There are so many reasons to dislike housing stocks. Foreclosures continue at an alarming rate, and with a rising tide of empty existing homes, who needs to buy a newly-built home? Yet while the gloomy headlines rule the day, the Philadelphia Housing Sector Index (HGX), which was stuck in a tight trading range for the past three months, is suddenly on the march, rising nearly +8% since the middle of last week. The index actually spiked a day before last week’s monthly jobs report, which Nathan Slaughter recently discussed. [Read why he thinks the U.S. will add two million jobs next year — and how you can profit]

Rising employment is seen by many as a panacea for this long-suffering sector. Yet we’ve already seen a few false dawns already: The Philly index surged from 95 in late 2009 to 130 in April, only to fall back below 100 a few months later. Now that’s it back just above 100, might we re-visit those April highs? And if so, what are the best stocks to play in a resurgent housing sector?

Another lost year for housing
It sure has been a tough six months for the major players: Shares of PulteGroup (NYSE: PHM) are off more than -40%, while Beazer Homes (NYSE: BZH), M/I Homes (NYSE: MHO), Ryland Group (NYSE: RYL) and KB Home (NYSE: KBH) all shed more than -25%. To be clear, few expect to see the housing market post a major upturn next year. Instead, industry bulls would like to see only modest improvements in hopes that the stage would be set for a more sustained in advance in 2012 and 2013.

And there’s no doubt that current sector share prices are very cheap in the context of such a possible rebound in 2012 or 2013. We don’t need to see the white-hot conditions of 2005, 2006 and 2007 — just a normal healthy housing market. The key would be tame interest rates. Current low mortgage rates, combined with currently low housing prices make home ownership an awfully compelling option — if consumers are feeling more confident, and if interest rates stay low.

If you believe that such a scenario will play out, here are two names to focus on…

Toll Brothers (NYSE: TOL)
This homebuilder may have started to turn the tide, thanks to its exposure to the higher end of the housing market. Toll delivered an unexpected profit in the quarter ended July, and though a seasonal slowdown is expected to lead to more red ink for the October and January (2011) quarters, analysts increasingly think that Toll can stay in the black after that as sales and profits start to steadily rebound.
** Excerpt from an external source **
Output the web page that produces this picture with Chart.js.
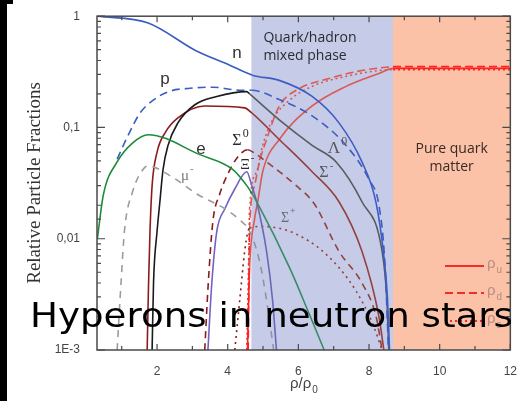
<!DOCTYPE html>
<html>
<head>
<meta charset="utf-8">
<script src="https://cdn.jsdelivr.net/npm/chart.js@4.4.1/dist/chart.umd.min.js"></script>
<style>
  html, body { margin: 0; padding: 0; background: #fff; }
  #wrap { position: relative; width: 523px; height: 401px; }
</style>
</head>
<body>
<div id="wrap"><canvas id="chart" width="523" height="401"></canvas></div>
<script>
// ── Datos ────────────────────────────────────────────────────────────────
const MIX_START = 4.67;   // quark/hadron mixed phase
const MIX_END   = 8.68;   // pure quark matter
const X_MIN = 0.3, X_MAX = 12;

const N_X = [0.31, 1.75, 3.1, 4.0, 4.7, 5.46, 6.39, 7.15, 7.8, 8.2, 8.42, 8.52, 8.58];
const N_Y = [1, 0.87, 0.49, 0.37, 0.295, 0.265, 0.19, 0.11, 0.049, 0.021, 0.007, 0.003, 0.001];

const P_X = [0.87, 1.18, 1.52, 1.89, 2.37, 2.93, 3.58, 4.34, 4.68, 5.46, 6.39, 7.35, 8.0, 8.28, 8.45, 8.55];
const P_Y = [0.052, 0.085, 0.135, 0.176, 0.212, 0.225, 0.23, 0.216, 0.216, 0.178, 0.127, 0.069, 0.034, 0.02, 0.006, 0.001];

const E_X = [0.31, 0.48, 0.87, 1.32, 1.75, 3.21, 4.14, 4.54, 4.7, 4.82, 5.75, 6.31, 6.73];
const E_Y = [0.01, 0.0248, 0.049, 0.073, 0.086, 0.057, 0.042, 0.03, 0.025, 0.0215, 0.0055, 0.0021, 0.001];

const MU_X = [0.87, 0.98, 1.08, 1.3, 1.66, 1.75, 2.42, 3.15, 3.92, 4.39, 4.6, 4.9, 5.1, 5.3];
const MU_Y = [0.001, 0.004, 0.012, 0.026, 0.044, 0.045, 0.036, 0.025, 0.0186, 0.0143, 0.012, 0.0063, 0.0028, 0.001];

const LAM_X = [1.86, 1.9, 2.0, 2.08, 2.17, 2.31, 2.59, 3.07, 3.69, 4.54, 4.62, 5.46, 6.39, 7.07, 7.8, 8.37, 8.5, 8.56];
const LAM_Y = [0.001, 0.004, 0.0116, 0.0215, 0.042, 0.069, 0.11, 0.16, 0.19, 0.21, 0.2, 0.117, 0.069, 0.049, 0.0215, 0.0077, 0.003, 0.001];

const SIGM_X = [1.72, 1.76, 1.8, 1.86, 2.0, 2.23, 2.59, 3.35, 4.48, 4.68, 5.46, 6.39, 7.15, 7.8, 8.28, 8.42];
const SIGM_Y = [0.001, 0.004, 0.0116, 0.03, 0.06, 0.09, 0.122, 0.156, 0.15, 0.135, 0.078, 0.04, 0.0215, 0.0077, 0.002, 0.001];

const SIG0_X = [3.35, 3.45, 3.58, 3.77, 4.0, 4.28, 4.56, 4.82, 5.1, 5.94, 6.45, 7.15, 7.8, 8.2, 8.37];
const SIG0_Y = [0.001, 0.004, 0.0143, 0.025, 0.038, 0.054, 0.063, 0.057, 0.049, 0.03, 0.0206, 0.0077, 0.004, 0.002, 0.001];

const XI_X = [3.44, 3.55, 3.69, 3.92, 4.2, 4.54, 4.68, 4.82, 5.1, 5.27, 5.38];
const XI_Y = [0.001, 0.004, 0.0116, 0.0186, 0.028, 0.04, 0.03, 0.0215, 0.0077, 0.0028, 0.001];

const SIGP_X = [4.2, 4.34, 4.48, 4.56, 4.62, 4.99, 5.46, 5.94, 6.59, 7.15, 7.63, 8.08, 8.37];
const SIGP_Y = [0.001, 0.0028, 0.0077, 0.0112, 0.0124, 0.0129, 0.0124, 0.011, 0.0082, 0.0055, 0.0034, 0.0018, 0.001];

const RU_X = [4.56, 4.62, 4.76, 4.85, 4.99, 5.46, 6.39, 7.35, 8.28, 8.68, 12];
const RU_Y = [0.001, 0.0055, 0.015, 0.0215, 0.04, 0.078, 0.156, 0.234, 0.306, 0.34, 0.34];

const RD_X = [4.58, 4.62, 4.76, 4.9, 5.1, 5.46, 5.94, 6.87, 7.8, 8.56, 8.68, 12];
const RD_Y = [0.001, 0.012, 0.03, 0.049, 0.078, 0.156, 0.216, 0.276, 0.325, 0.35, 0.352, 0.352];

const RS_X = [4.54, 4.6, 4.62, 4.82, 4.99, 5.27, 5.75, 6.39, 7.35, 8.28, 8.68, 12];
const RS_Y = [0.001, 0.008, 0.0186, 0.04, 0.069, 0.117, 0.176, 0.234, 0.288, 0.325, 0.33, 0.33];

const Y_LABELS = { "0": "1", "-1": "0,1", "-2": "0,01", "-3": "1E-3" };

// ── Helpers ──────────────────────────────────────────────────────────────
const pts = (xs, ys) => xs.map((x, i) => ({ x, y: ys[i] }));

// color distinto dentro de la fase mixta
const seg = (base, mix) => ({
  borderColor: (c) => {
    const m = (c.p0.parsed.x + c.p1.parsed.x) / 2;
    return m > MIX_START && m < MIX_END ? mix : base;
  },
});

const serie = (label, xs, ys, base, mix, dash) => ({
  label,
  data: pts(xs, ys),
  borderColor: base,
  borderWidth: 1.6,
  borderDash: dash || [],
  pointRadius: 0,
  fill: false,
  cubicInterpolationMode: "monotone",
  segment: seg(base, mix),
});

const isDecade = (v) => Math.abs(Math.log10(v) - Math.round(Math.log10(v))) < 1e-6;

const drawSup = (ctx, base, sup, x, y, font, supFont, color) => {
  ctx.fillStyle = color;
  ctx.font = font;
  ctx.textAlign = "left";
  ctx.textBaseline = "middle";
  const w = ctx.measureText(base).width;
  ctx.fillText(base, x - w / 2, y);
  ctx.font = supFont;
  ctx.fillText(sup, x + w / 2 + 1, y - 7);
};

const drawSub = (ctx, base, sub, x, y, font, subFont, color) => {
  ctx.fillStyle = color;
  ctx.font = font;
  ctx.textAlign = "left";
  ctx.textBaseline = "middle";
  const w = ctx.measureText(base).width;
  ctx.fillText(base, x, y);
  ctx.font = subFont;
  ctx.fillText(sub, x + w + 1, y + 6);
};

// ── Plugin de decoracion ─────────────────────────────────────────────────
const decor = {
  id: "decor",
  beforeDatasetsDraw(chart) {
    const { ctx, chartArea: a, scales: { x } } = chart;
    const x1 = x.getPixelForValue(MIX_START);
    const x2 = x.getPixelForValue(MIX_END);
    ctx.save();
    ctx.fillStyle = "#c6cbe8";
    ctx.fillRect(x1, a.top, x2 - x1, a.bottom - a.top);
    ctx.fillStyle = "#fbc2a7";
    ctx.fillRect(x2, a.top, a.right - x2, a.bottom - a.top);

    ctx.fillStyle = "#2b2b33";
    ctx.font = "14px 'Open Sans'";
    ctx.textAlign = "left";
    ctx.textBaseline = "middle";
    ctx.fillText("Quark/hadron", x1 + 12, 38);
    ctx.fillText("mixed phase", x1 + 12, 56);
    ctx.fillStyle = "#3a2a26";
    ctx.textAlign = "center";
    const xc = (x2 + a.right) / 2;
    ctx.fillText("Pure quark", xc, 149);
    ctx.fillText("matter", xc, 167);
    ctx.restore();
  },
  afterDatasetsDraw(chart) {
    const { ctx, chartArea: a, scales: { x, y } } = chart;
    ctx.save();

    // marco
    ctx.strokeStyle = "#4a4a4a";
    ctx.lineWidth = 1.5;
    ctx.strokeRect(a.left, a.top, a.right - a.left, a.bottom - a.top);

    // marcas hacia dentro
    ctx.lineWidth = 1.2;
    ctx.beginPath();
    y.ticks.forEach((t) => {
      const py = y.getPixelForValue(t.value);
      const len = isDecade(t.value) ? 8 : 4;
      ctx.moveTo(a.left, py); ctx.lineTo(a.left + len, py);
      ctx.moveTo(a.right, py); ctx.lineTo(a.right - len, py);
    });
    x.ticks.forEach((t) => {
      if (!Number.isInteger(t.value)) return;
      const px = x.getPixelForValue(t.value);
      const len = t.value % 2 === 0 ? 6 : 4;
      ctx.moveTo(px, a.bottom); ctx.lineTo(px, a.bottom - len);
      ctx.moveTo(px, a.top); ctx.lineTo(px, a.top + len);
    });
    ctx.stroke();

    // etiquetas de curvas
    ctx.fillStyle = "#333";
    ctx.font = "17px 'Liberation Sans'";
    ctx.textAlign = "center";
    ctx.textBaseline = "middle";
    ctx.fillText("n", 237, 53);
    ctx.fillText("p", 165, 79);
    ctx.fillText("e", 201, 149);
    drawSup(ctx, "\u03bc", "-", 185, 176, "15px 'Liberation Serif'", "11px 'Liberation Serif'", "#7a7a7a");
    drawSup(ctx, "\u03a3", "0", 237, 141, "16px 'Liberation Serif'", "12px 'Liberation Serif'", "#2a2a2a");
    drawSup(ctx, "\u039e", "-", 245, 165, "15px 'Liberation Serif'", "11px 'Liberation Serif'", "#2a2a2a");
    drawSup(ctx, "\u039b", "0", 334, 149, "17px 'Liberation Serif'", "12px 'Liberation Serif'", "#55575e");
    drawSup(ctx, "\u03a3", "-", 324, 173, "16px 'Liberation Serif'", "11px 'Liberation Serif'", "#55575e");
    drawSup(ctx, "\u03a3", "+", 285, 218, "14px 'Liberation Serif'", "10px 'Liberation Serif'", "#6a6a72");

    // leyenda quarks
    const leg = [
      { sub: "u", dash: [], py: 266 },
      { sub: "d", dash: [8, 4], py: 293 },
      { sub: "s", dash: [2, 3], py: 321 },
    ];
    leg.forEach((l) => {
      ctx.strokeStyle = "#f52a2a";
      ctx.lineWidth = 2;
      ctx.setLineDash(l.dash);
      ctx.beginPath();
      ctx.moveTo(445, l.py); ctx.lineTo(484, l.py);
      ctx.stroke();
      ctx.setLineDash([]);
      drawSub(ctx, "\u03c1", l.sub, 487, l.py - 2, "15px 'Liberation Sans'", "10px 'Liberation Sans'", "#b88c80");
    });

    // titulos de ejes
    ctx.fillStyle = "#333";
    ctx.save();
    ctx.translate(35, 183);
    ctx.rotate(-Math.PI / 2);
    ctx.font = "19px 'Liberation Serif'";
    ctx.textAlign = "center";
    ctx.textBaseline = "middle";
    ctx.fillText("Relative Particle Fractions", 0, 0);
    ctx.restore();
    drawSub(ctx, "\u03c1/\u03c1", "0", 290, 384, "15px 'Liberation Sans'", "10px 'Liberation Sans'", "#444");

    // texto superpuesto, estirado al ancho del original
    const title = "Hyperons in neutron stars";
    ctx.fillStyle = "#000";
    ctx.font = "33px 'DejaVu Sans'";
    ctx.textAlign = "left";
    ctx.textBaseline = "alphabetic";
    const tw = ctx.measureText(title).width;
    ctx.save();
    ctx.translate(30, 327);
    ctx.scale(483 / tw, 1);
    ctx.fillText(title, 0, 0);
    ctx.restore();

    // franja negra izquierda
    ctx.fillRect(0, 0, 7, 401);
    ctx.fillRect(0, 0, 13, 4);
    ctx.restore();
  },
};

// ── Grafica ──────────────────────────────────────────────────────────────
const BLUE = "#3b5cc0", BLUE_M = "#3d5cc4";
const DRED = "#8b1c1c", DRED_M = "#93423f";
const RED = "#ff2222", RED_M = "#d95a55";

new Chart(document.getElementById("chart"), {
  type: "line",
  data: {
    datasets: [
      serie("n", N_X, N_Y, BLUE, BLUE_M),
      serie("p", P_X, P_Y, BLUE, BLUE_M, [8, 5]),
      serie("e", E_X, E_Y, "#1e8a3c", "#3a8c68"),
      serie("mu", MU_X, MU_Y, "#9c9c9c", "#8e94a8", [7, 6]),
      serie("Lambda0", LAM_X, LAM_Y, "#1a1a1a", "#5a5b60"),
      serie("Sigma-", SIGM_X, SIGM_Y, DRED, DRED_M),
      serie("Sigma0", SIG0_X, SIG0_Y, DRED, DRED_M, [7, 5]),
      serie("Xi-", XI_X, XI_Y, "#7560c4", "#6a68b4"),
      serie("Sigma+", SIGP_X, SIGP_Y, DRED, DRED_M, [2, 4]),
      serie("rho_u", RU_X, RU_Y, RED, RED_M),
      serie("rho_d", RD_X, RD_Y, RED, RED_M, [8, 4]),
      serie("rho_s", RS_X, RS_Y, RED, RED_M, [2, 3]),
    ],
  },
  options: {
    responsive: false,
    animation: false,
    events: [],
    layout: { padding: { top: 12, right: 11, left: 0, bottom: 0 } },
    plugins: { legend: { display: false }, tooltip: { enabled: false } },
    scales: {
      x: {
        type: "linear",
        min: X_MIN,
        max: X_MAX,
        afterFit: (s) => { s.height = 51; },
        grid: { display: false },
        border: { display: false },
        ticks: {
          stepSize: 1,
          includeBounds: false,
          autoSkip: false,
          maxRotation: 0,
          padding: 6,
          color: "#444",
          font: { family: "'Liberation Sans'", size: 12 },
          callback: (v) => (Number.isInteger(v) && v % 2 === 0 ? v : ""),
        },
      },
      y: {
        type: "logarithmic",
        min: 0.001,
        max: 1,
        afterFit: (s) => { s.width = 97; },
        grid: { display: false },
        border: { display: false },
        ticks: {
          autoSkip: false,
          padding: 9,
          color: "#444",
          font: { family: "'Liberation Sans'", size: 12 },
          callback: (v) => (isDecade(v) ? Y_LABELS[String(Math.round(Math.log10(v)))] : ""),
        },
      },
    },
  },
  plugins: [decor],
});
</script>
</body>
</html>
It will be some time before this or any other housing stock looks cheap on a price-to-earnings (P/E) basis, as industry as profits will be uninspiring until at least 2012 if not 2013. Instead, analysts measure these stocks in relation to book value, and shares, which currently trade at around 1.2 times book value, are likely to rally up to 1.5 times book value according to analysts at UBS — good for a +30% gain from current levels.

That’s just a near-term target. If and when the housing rebound is truly underway, shares have considerably more upside, but that may not come before 2012.

D.R. Horton (NYSE: DHI)
Investors have started to bid up shares of this homebuilder in anticipation of this Friday’s earnings release. If the last quarter is any guide, D.R. Horton should deliver a rare bit of cheer in the sector. In the quarter that ended in June, the company announced a modest uptick in demand for homes in its medium-priced communities.

D.R. Horton is surprisingly looking to build more houses “on spec,” which means they are starting to build without a firm buyer in hand for each house. It may seem like a risky move, but the company has ample cash to both invest in growth while also pay down debt. The company has paid back $1 billion in debt in the past year.

The decision to keep building has surely paid off, as the company is expected to report full year earnings of $0.73 a share this Friday. (Most other homebuilders continue to shoulder losses). Profits may cool a bit in fiscal 2011, but analysts thinks D.R. Horton’s earnings power could approach $2 a share in a few years once housing is back on the mend. EPS averaged $4 in the middle of the past decade, but investors would cheer a rebound to just half that level. If that happens, shares would trade up from a current $12 to around $20.

Action to Take –> It seems counter-intuitive to seek out value in housing stocks when the sector is in such a deep slump. But sector shares have pulled back sharply in the past six months, creating fresh value, and would rotate back into favor if employment trends continue to strengthen on the heels of last Friday’s jobs report. In truth, all housing stocks would gain in a housing recovery scenario, but Toll Brothers and D.R. Horton look to be best able to hold their own if 2011 and 2012 bring more of the same.